▶ [WHAT THIS TASK INVOLVES] Working from the top of the listing below, retype each line through the line containing "import plotly.graph_objects as go", both included, with no pictures.

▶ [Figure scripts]
## start
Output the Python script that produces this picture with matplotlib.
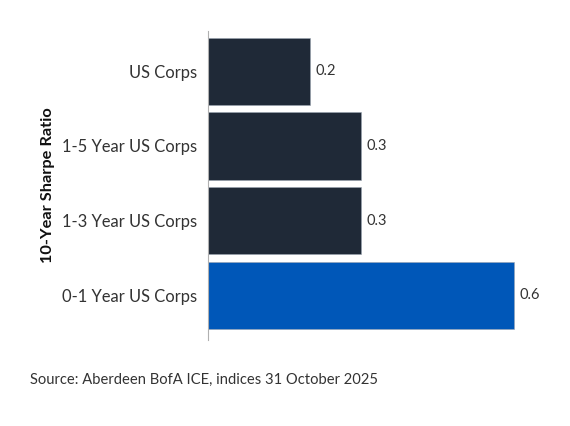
import matplotlib.pyplot as plt

categories = ['US Corps', '1-5 Year US Corps', '1-3 Year US Corps', '0-1 Year US Corps']
sharpe = [0.2, 0.3, 0.3, 0.6]
bar_colors = ['#1f2937', '#1f2937', '#1f2937', '#0057b8']
value_labels = ['0.2', '0.3', '0.3', '0.6']

plt.rcParams['font.family'] = ['Lato', 'DejaVu Sans']

fig = plt.figure(figsize=(5.7, 4.26), dpi=100)
ax = fig.add_axes([208 / 570, 86 / 426, 357 / 570, 309 / 426])

ypos = list(range(len(categories)))
bars = ax.barh(ypos, sharpe, height=0.9, color=bar_colors,
               edgecolor='#9aa4b0', linewidth=0.4)

for bar, lab in zip(bars, value_labels):
    ax.text(bar.get_width() + 0.01, bar.get_y() + bar.get_height() / 2, lab,
            va='center', ha='left', fontsize=10.5, color='#333333')

ax.set_yticks(ypos)
ax.set_yticklabels(categories, fontsize=11.9, color='#333333')
ax.set_ylim(3.6, -0.54)
ax.set_xlim(0, 0.7)
ax.tick_params(axis='y', length=0, pad=8)
ax.set_xticks([])
for side in ['top', 'right', 'bottom']:
    ax.spines[side].set_visible(False)
ax.spines['left'].set_color('#b0b0b0')
ax.spines['left'].set_linewidth(0.8)

ax.set_ylabel('10-Year Sharpe Ratio', fontsize=11.8, fontweight='bold',
              color='#111111', labelpad=5)

fig.text(30 / 570, 1 - 380 / 426, 'Source: Aberdeen BofA ICE, indices 31 October 2025',
         fontsize=10.6, color='#333333', va='center', ha='left')

fig.savefig('out.png', dpi=100, facecolor='white')
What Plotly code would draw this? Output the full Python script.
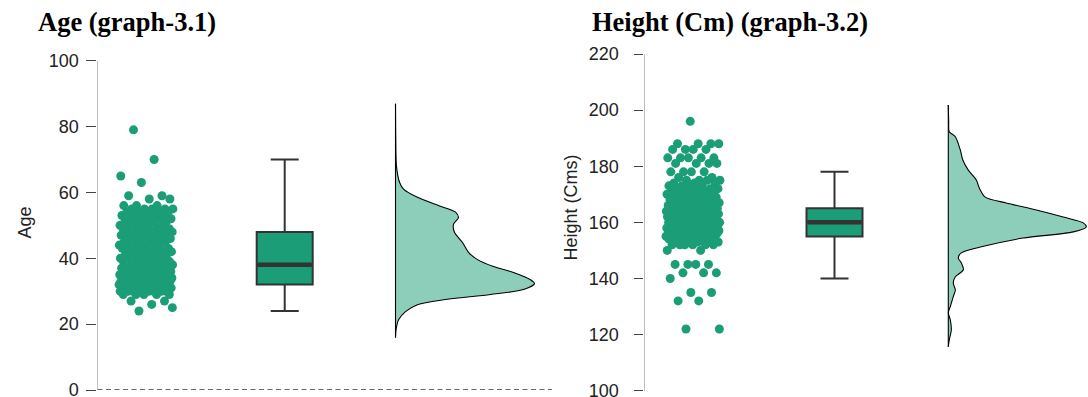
import numpy as np
import plotly.graph_objects as go

# ---------------- data ----------------
age_values = [24, 25, 26, 27, 29, 30, 31, 32, 33, 34, 35, 36, 37, 38, 39, 40, 41, 42, 43, 44,
              45, 46, 47, 48, 49, 50, 51, 52, 53, 54, 55, 56, 58, 59, 63, 65, 70, 79]
age_counts = [1, 1, 1, 2, 5, 11, 11, 11, 11, 10, 9, 8, 7, 7, 5, 5, 5, 5, 5, 5,
              6, 6, 6, 6, 5, 5, 5, 5, 5, 5, 5, 3, 2, 2, 1, 1, 1, 1]

height_values = [122, 132, 135, 140, 142, 145, 150, 152, 153, 154, 155, 156, 157, 158, 159, 160,
                 161, 162, 163, 164, 165, 166, 167, 168, 169, 170, 171, 172, 173, 174, 175, 176,
                 178, 181, 183, 186, 188, 196]
height_counts = [2, 2, 2, 1, 3, 4, 2, 6, 5, 6, 9, 8, 9, 11, 9, 12,
                 9, 9, 8, 8, 9, 6, 6, 6, 5, 5, 4, 4, 4, 3, 4, 2,
                 4, 4, 5, 4, 4, 1]

# box statistics: lower whisker, q1, median, q3, upper whisker
age_box_stats = [24, 32, 38, 48, 70]
height_box_stats = [140, 155, 160, 165, 178]

# density profiles (relative density, peak = 1)
age_density_at = [15.9, 18.3, 21.3, 23.8, 25.9, 27.4, 29.0, 30.5, 32.3, 33.5, 35.7, 37.5, 39.6,
                  41.8, 44.8, 47.9, 50.3, 52.4, 54.0, 55.8, 58.5, 61.0, 63.1, 68.0, 76.0, 86.9]
age_density = [0.0, 0.004, 0.022, 0.072, 0.158, 0.345, 0.683, 0.921, 1.0, 0.971, 0.849, 0.705,
               0.59, 0.525, 0.482, 0.424, 0.417, 0.453, 0.432, 0.324, 0.158, 0.058, 0.029,
               0.007, 0.002, 0.0]

height_density_at = [115.7, 118.1, 121.7, 125.3, 127.8, 129.9, 133.5, 135.9, 138.4, 140.6, 143.1,
                     145.6, 147.3, 149.1, 151.2, 154.4, 156.6, 158.4, 159.8, 161.9, 164.4, 166.9,
                     169.0, 172.2, 175.1, 178.6, 182.2, 185.8, 190.5, 192.3, 196.0, 201.8]
height_density = [0.0, 0.007, 0.022, 0.014, 0.0, 0.014, 0.036, 0.051, 0.036, 0.051, 0.109,
                  0.094, 0.072, 0.094, 0.232, 0.543, 0.906, 1.0, 0.978, 0.833, 0.638, 0.42,
                  0.268, 0.225, 0.203, 0.145, 0.105, 0.087, 0.051, 0.007, 0.003, 0.0]

age_ticks = [0, 20, 40, 60, 80, 100]
height_ticks = [100, 120, 140, 160, 180, 200, 220]

# ---------------- styling ----------------
GREEN = "#1b9e77"
GREEN_LIGHT = "rgba(27,158,119,0.5)"
DARK = "#333333"
W, H = 1088, 397


def fy(ypx):
    """pixel row (from top of window) -> paper fraction"""
    return (H - ypx) / H


panels = [
    dict(values=age_values, counts=age_counts, box=age_box_stats, dens_at=age_density_at,
         dens=age_density, ticks=age_ticks, yrange=[0, 100], xrange=[97.5, 552],
         ydom=[fy(390), fy(60.7)], pts_x=146, box_x=284.7, dens_x=395.5,
         dens_w=139, xa="x", ya="y", ticklen=10, standoff=4),
    dict(values=height_values, counts=height_counts, box=height_box_stats,
         dens_at=height_density_at, dens=height_density, ticks=height_ticks,
         yrange=[100, 220], xrange=[644.5, 1088], ydom=[fy(390.7), fy(54)],
         pts_x=693, box_x=834.5, dens_x=948.3, dens_w=138, xa="x2", ya="y2",
         ticklen=9, standoff=12),
]

fig = go.Figure()
PHI = 0.6180339887

for p in panels:
    ys = np.repeat(np.array(p["values"], float), p["counts"])
    # horizontal jitter (position only), evenly spread low-discrepancy sequence
    idx = np.arange(len(ys))
    xs = p["pts_x"] + ((idx * PHI + 0.37) % 1.0 - 0.5) * 54
    fig.add_trace(go.Scatter(x=xs, y=ys, mode="markers", xaxis=p["xa"], yaxis=p["ya"],
                             marker=dict(size=9, color=GREEN, line=dict(width=0)),
                             showlegend=False, hoverinfo="y"))
    lo, q1, med, q3, hi = p["box"]
    fig.add_trace(go.Box(x=[p["box_x"]], q1=[q1], median=[med], q3=[q3],
                         lowerfence=[lo], upperfence=[hi], width=56, whiskerwidth=0.5,
                         fillcolor=GREEN, line=dict(color=DARK, width=2),
                         boxpoints=False, xaxis=p["xa"], yaxis=p["ya"], showlegend=False))
    fig.add_trace(go.Scatter(x=[p["box_x"] - 27, p["box_x"] + 27], y=[med, med], mode="lines",
                             line=dict(color=DARK, width=4.5), xaxis=p["xa"], yaxis=p["ya"],
                             showlegend=False, hoverinfo="skip"))
    dx = [p["dens_x"] + d * p["dens_w"] for d in p["dens"]]
    dy = list(p["dens_at"])
    fig.add_trace(go.Scatter(x=dx, y=dy, mode="lines", fill="toself", fillcolor=GREEN_LIGHT,
                             line=dict(color="black", width=1.1, shape="spline", smoothing=0.8),
                             xaxis=p["xa"], yaxis=p["ya"], showlegend=False, hoverinfo="skip"))
    fig.add_trace(go.Scatter(x=[p["dens_x"], p["dens_x"]], y=[dy[0], dy[-1]], mode="lines",
                             line=dict(color="black", width=1.1), xaxis=p["xa"], yaxis=p["ya"],
                             showlegend=False, hoverinfo="skip"))

axis_common = dict(showgrid=False, zeroline=False, showline=True, linecolor="#bdbdbd",
                   linewidth=1.3, ticks="outside", tickcolor="#444444", tickwidth=1,
                   ticklabeloverflow="allow", automargin=False,
                   tickfont=dict(family="Liberation Sans, Arial, sans-serif", size=18,
                                 color="#222222"))

layout = dict(
    width=W, height=H, margin=dict(l=0, r=0, t=0, b=0, autoexpand=False),
    plot_bgcolor="white", paper_bgcolor="white", showlegend=False,
)
for i, p in enumerate(panels):
    sx = "" if i == 0 else "2"
    layout["xaxis" + sx] = dict(domain=[p["xrange"][0] / W, p["xrange"][1] / W],
                                range=p["xrange"], visible=False, anchor="y" + sx,
                                automargin=False)
    layout["yaxis" + sx] = dict(domain=p["ydom"], range=p["yrange"], tickvals=p["ticks"],
                                ticklen=p["ticklen"], ticklabelstandoff=p["standoff"],
                                anchor="x" + sx, **axis_common)
fig.update_layout(**layout)

# dashed reference line at 0 on the age panel
fig.add_shape(type="line", xref="x", yref="y", x0=97.5, x1=552, y0=0, y1=0,
              line=dict(color="#3a3a3a", width=1.5, dash="5px,3.5px"))

title_font = dict(family="Liberation Serif, Times New Roman, serif", size=26.5, color="black")
fig.add_annotation(text="<b>Age (graph-3.1)</b>", xref="paper", yref="paper",
                   x=36 / W, y=fy(22), xanchor="left", yanchor="middle",
                   showarrow=False, font=title_font)
fig.add_annotation(text="<b>Height (Cm) (graph-3.2)</b>", xref="paper", yref="paper",
                   x=590 / W, y=fy(22), xanchor="left", yanchor="middle",
                   showarrow=False, font=title_font)

ytitle_font = dict(family="Liberation Sans, Arial, sans-serif", size=18, color="#222222")
fig.add_annotation(text="Age", xref="paper", yref="paper", x=24 / W, y=fy(222.5),
                   xanchor="center", yanchor="middle", textangle=-90, showarrow=False,
                   font=ytitle_font)
fig.add_annotation(text="Height (Cms)", xref="paper", yref="paper", x=570 / W,
                   y=fy(207.5), xanchor="center", yanchor="middle", textangle=-90,
                   showarrow=False, font=ytitle_font)

fig.write_html("out.html")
## end
▶ [TASK ANSWER]
Output the Python script that produces this picture with matplotlib.
import matplotlib.pyplot as plt

categories = ['US Corps', '1-5 Year US Corps', '1-3 Year US Corps', '0-1 Year US Corps']
sharpe = [0.2, 0.3, 0.3, 0.6]
bar_colors = ['#1f2937', '#1f2937', '#1f2937', '#0057b8']
value_labels = ['0.2', '0.3', '0.3', '0.6']

plt.rcParams['font.family'] = ['Lato', 'DejaVu Sans']

fig = plt.figure(figsize=(5.7, 4.26), dpi=100)
ax = fig.add_axes([208 / 570, 86 / 426, 357 / 570, 309 / 426])

ypos = list(range(len(categories)))
bars = ax.barh(ypos, sharpe, height=0.9, color=bar_colors,
               edgecolor='#9aa4b0', linewidth=0.4)

for bar, lab in zip(bars, value_labels):
    ax.text(bar.get_width() + 0.01, bar.get_y() + bar.get_height() / 2, lab,
            va='center', ha='left', fontsize=10.5, color='#333333')

ax.set_yticks(ypos)
ax.set_yticklabels(categories, fontsize=11.9, color='#333333')
ax.set_ylim(3.6, -0.54)
ax.set_xlim(0, 0.7)
ax.tick_params(axis='y', length=0, pad=8)
ax.set_xticks([])
for side in ['top', 'right', 'bottom']:
    ax.spines[side].set_visible(False)
ax.spines['left'].set_color('#b0b0b0')
ax.spines['left'].set_linewidth(0.8)

ax.set_ylabel('10-Year Sharpe Ratio', fontsize=11.8, fontweight='bold',
              color='#111111', labelpad=5)

fig.text(30 / 570, 1 - 380 / 426, 'Source: Aberdeen BofA ICE, indices 31 October 2025',
         fontsize=10.6, color='#333333', va='center', ha='left')

fig.savefig('out.png', dpi=100, facecolor='white')
What Plotly code would draw this? Output the full Python script.
import numpy as np
import plotly.graph_objects as go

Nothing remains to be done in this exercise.